Without the pictures, return exactly the lines from the one with "Generate a Python" through the one with "y_ticks = [0, 4, 8, 12, 16, 20, 24]". Both end lines belong in the copy.

TASK DATA =>
____
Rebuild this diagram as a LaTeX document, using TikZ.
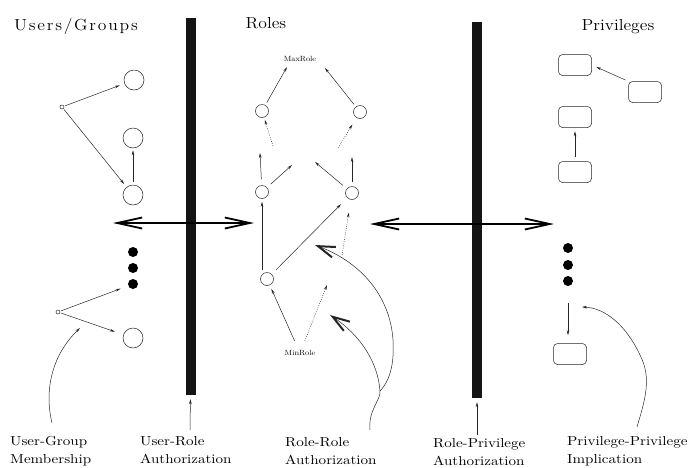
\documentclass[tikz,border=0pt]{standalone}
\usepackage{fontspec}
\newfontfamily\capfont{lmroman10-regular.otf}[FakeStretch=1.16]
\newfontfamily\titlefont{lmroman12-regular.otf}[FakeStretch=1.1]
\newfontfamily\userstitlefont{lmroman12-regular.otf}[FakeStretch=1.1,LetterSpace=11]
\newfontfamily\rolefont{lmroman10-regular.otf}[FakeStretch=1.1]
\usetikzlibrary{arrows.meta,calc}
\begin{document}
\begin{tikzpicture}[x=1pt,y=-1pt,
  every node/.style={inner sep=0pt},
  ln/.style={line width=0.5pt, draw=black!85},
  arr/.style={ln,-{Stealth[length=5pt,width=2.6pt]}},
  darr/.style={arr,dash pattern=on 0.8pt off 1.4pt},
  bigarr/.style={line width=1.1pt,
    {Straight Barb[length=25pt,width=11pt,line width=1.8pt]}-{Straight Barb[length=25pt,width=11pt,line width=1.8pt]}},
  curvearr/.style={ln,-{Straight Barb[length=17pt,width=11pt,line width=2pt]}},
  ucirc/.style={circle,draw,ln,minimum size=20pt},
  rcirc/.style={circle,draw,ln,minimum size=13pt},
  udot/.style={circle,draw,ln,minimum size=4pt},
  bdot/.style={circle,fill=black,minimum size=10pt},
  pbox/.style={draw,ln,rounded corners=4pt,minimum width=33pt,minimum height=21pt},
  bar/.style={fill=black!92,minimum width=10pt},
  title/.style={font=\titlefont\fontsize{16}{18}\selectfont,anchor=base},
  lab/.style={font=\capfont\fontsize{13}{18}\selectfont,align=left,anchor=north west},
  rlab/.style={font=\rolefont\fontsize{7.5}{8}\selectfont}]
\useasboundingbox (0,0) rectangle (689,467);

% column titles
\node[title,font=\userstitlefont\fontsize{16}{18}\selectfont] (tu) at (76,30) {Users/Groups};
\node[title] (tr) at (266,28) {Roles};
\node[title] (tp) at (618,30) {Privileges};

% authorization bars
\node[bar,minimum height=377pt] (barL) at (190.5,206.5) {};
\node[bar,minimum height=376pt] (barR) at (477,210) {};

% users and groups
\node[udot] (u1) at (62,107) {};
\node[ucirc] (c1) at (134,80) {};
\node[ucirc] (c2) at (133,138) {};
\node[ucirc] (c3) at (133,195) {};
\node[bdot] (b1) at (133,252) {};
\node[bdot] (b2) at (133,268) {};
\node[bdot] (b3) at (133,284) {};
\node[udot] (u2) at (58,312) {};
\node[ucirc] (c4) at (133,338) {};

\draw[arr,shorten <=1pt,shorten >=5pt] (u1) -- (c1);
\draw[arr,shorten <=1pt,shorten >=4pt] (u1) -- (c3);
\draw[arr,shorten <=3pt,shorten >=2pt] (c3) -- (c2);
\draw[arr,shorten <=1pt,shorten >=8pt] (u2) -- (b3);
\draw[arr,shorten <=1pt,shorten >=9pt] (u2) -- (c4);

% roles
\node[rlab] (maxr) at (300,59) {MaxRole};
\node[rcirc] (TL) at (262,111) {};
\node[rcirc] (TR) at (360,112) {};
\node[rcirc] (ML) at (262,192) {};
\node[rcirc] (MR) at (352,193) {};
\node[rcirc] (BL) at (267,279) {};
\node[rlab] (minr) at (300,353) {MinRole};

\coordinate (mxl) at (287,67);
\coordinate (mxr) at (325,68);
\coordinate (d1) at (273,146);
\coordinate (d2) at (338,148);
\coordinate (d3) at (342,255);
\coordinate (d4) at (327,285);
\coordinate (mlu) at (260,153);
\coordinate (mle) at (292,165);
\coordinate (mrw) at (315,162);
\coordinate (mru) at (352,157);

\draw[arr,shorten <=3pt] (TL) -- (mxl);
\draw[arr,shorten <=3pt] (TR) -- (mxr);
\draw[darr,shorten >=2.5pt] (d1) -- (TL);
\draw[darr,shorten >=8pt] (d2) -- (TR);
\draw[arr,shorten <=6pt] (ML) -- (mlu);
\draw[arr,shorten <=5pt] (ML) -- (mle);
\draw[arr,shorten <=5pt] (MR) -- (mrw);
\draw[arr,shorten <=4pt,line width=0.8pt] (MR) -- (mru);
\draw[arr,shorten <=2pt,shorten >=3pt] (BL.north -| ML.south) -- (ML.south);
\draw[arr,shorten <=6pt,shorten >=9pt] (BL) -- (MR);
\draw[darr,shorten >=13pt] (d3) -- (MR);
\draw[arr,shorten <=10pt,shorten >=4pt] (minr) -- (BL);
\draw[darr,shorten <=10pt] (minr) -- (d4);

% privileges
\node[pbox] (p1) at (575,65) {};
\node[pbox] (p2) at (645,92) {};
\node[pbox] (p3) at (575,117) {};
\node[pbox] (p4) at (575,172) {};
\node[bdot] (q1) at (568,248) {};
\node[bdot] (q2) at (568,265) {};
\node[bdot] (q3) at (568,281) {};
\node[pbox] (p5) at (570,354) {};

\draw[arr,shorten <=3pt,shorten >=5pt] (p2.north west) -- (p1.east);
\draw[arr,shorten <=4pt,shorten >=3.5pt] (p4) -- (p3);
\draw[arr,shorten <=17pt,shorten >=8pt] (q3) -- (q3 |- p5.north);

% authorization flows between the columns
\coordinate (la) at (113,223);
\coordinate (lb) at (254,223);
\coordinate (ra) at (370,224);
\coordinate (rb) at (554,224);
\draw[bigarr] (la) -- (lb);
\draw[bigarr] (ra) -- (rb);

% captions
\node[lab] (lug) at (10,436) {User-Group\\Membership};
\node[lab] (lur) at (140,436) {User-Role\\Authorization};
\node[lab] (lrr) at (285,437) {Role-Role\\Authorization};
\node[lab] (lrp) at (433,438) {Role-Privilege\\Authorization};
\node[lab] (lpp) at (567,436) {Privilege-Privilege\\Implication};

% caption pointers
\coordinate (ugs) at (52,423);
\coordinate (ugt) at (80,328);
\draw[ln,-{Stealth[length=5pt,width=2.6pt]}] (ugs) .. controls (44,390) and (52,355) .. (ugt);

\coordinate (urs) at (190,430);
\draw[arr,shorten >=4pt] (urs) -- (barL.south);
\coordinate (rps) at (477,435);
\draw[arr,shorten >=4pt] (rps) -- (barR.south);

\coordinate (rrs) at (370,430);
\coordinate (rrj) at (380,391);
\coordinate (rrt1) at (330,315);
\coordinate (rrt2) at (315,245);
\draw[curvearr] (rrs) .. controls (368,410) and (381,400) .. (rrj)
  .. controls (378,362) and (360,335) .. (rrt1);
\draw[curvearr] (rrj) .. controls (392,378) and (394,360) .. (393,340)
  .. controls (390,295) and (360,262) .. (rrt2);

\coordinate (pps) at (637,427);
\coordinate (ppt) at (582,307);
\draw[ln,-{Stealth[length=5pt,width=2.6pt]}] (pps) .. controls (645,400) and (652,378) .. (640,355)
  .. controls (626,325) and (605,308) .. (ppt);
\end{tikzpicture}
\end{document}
____
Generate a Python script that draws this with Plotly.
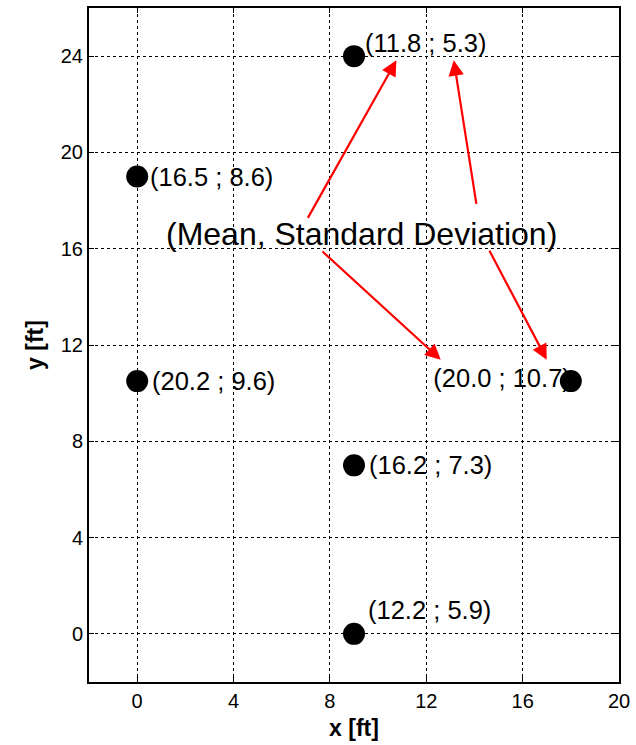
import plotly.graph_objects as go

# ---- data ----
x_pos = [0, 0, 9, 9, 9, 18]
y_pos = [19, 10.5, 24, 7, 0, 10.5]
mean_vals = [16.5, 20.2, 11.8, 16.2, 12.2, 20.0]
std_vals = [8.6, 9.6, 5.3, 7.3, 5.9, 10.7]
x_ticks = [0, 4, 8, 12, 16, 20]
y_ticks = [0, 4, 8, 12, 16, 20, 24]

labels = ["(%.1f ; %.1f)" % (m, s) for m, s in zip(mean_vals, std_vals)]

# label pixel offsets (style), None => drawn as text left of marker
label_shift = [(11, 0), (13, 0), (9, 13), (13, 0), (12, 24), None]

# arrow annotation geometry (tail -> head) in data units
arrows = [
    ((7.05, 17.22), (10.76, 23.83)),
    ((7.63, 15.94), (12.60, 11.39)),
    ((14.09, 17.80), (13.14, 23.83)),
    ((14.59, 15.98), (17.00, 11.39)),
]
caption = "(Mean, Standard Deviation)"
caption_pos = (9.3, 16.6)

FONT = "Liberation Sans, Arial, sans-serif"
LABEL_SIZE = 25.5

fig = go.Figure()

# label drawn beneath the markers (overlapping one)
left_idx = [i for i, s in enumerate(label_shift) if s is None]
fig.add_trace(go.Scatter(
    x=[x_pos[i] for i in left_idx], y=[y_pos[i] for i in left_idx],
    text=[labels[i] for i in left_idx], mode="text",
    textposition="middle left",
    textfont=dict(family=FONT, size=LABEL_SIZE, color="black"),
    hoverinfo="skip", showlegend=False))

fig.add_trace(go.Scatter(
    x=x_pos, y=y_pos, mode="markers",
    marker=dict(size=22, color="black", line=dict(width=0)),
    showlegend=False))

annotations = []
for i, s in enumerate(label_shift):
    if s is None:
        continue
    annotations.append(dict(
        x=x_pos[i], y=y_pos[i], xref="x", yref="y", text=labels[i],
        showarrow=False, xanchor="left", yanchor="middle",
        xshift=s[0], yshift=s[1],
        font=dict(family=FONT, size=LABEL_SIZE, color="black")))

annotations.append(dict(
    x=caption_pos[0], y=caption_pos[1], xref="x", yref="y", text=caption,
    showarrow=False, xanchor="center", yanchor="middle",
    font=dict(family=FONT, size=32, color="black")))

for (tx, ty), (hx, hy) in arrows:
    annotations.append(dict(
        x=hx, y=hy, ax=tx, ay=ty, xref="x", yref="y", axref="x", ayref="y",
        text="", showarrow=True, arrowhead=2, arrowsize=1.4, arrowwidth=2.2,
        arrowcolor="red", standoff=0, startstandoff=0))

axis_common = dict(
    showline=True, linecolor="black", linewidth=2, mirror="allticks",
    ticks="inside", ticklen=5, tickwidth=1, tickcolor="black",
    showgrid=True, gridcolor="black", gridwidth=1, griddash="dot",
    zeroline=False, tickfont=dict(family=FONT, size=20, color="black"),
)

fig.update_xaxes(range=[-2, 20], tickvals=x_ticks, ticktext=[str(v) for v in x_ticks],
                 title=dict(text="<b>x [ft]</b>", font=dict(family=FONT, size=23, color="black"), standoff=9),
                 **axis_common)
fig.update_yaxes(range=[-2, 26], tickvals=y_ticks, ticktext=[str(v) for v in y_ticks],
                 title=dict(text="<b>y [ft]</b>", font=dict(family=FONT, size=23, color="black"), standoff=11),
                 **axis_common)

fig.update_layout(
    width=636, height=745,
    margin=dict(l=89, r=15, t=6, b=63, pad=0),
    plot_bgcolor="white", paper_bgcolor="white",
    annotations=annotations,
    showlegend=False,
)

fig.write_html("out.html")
____
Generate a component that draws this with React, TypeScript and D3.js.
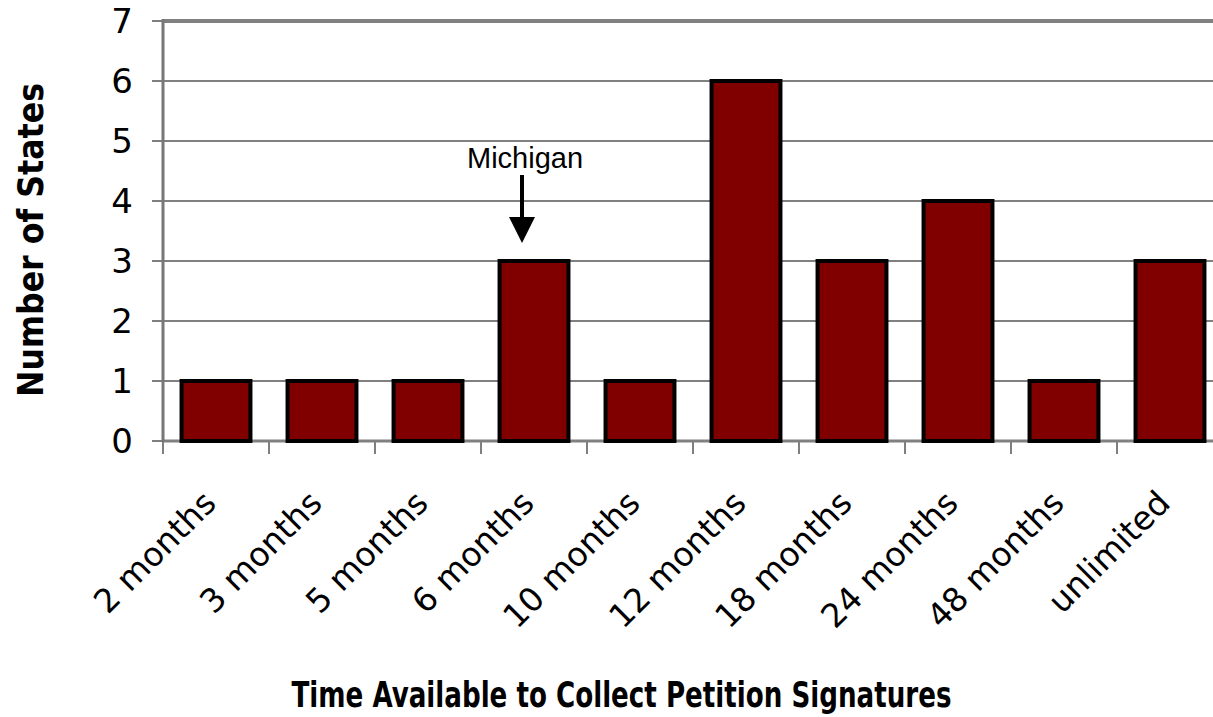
____
TASK SOLUTION =>
Generate a Python script that draws this with Plotly.
import plotly.graph_objects as go

# ---- data ----
x_pos = [0, 0, 9, 9, 9, 18]
y_pos = [19, 10.5, 24, 7, 0, 10.5]
mean_vals = [16.5, 20.2, 11.8, 16.2, 12.2, 20.0]
std_vals = [8.6, 9.6, 5.3, 7.3, 5.9, 10.7]
x_ticks = [0, 4, 8, 12, 16, 20]
y_ticks = [0, 4, 8, 12, 16, 20, 24]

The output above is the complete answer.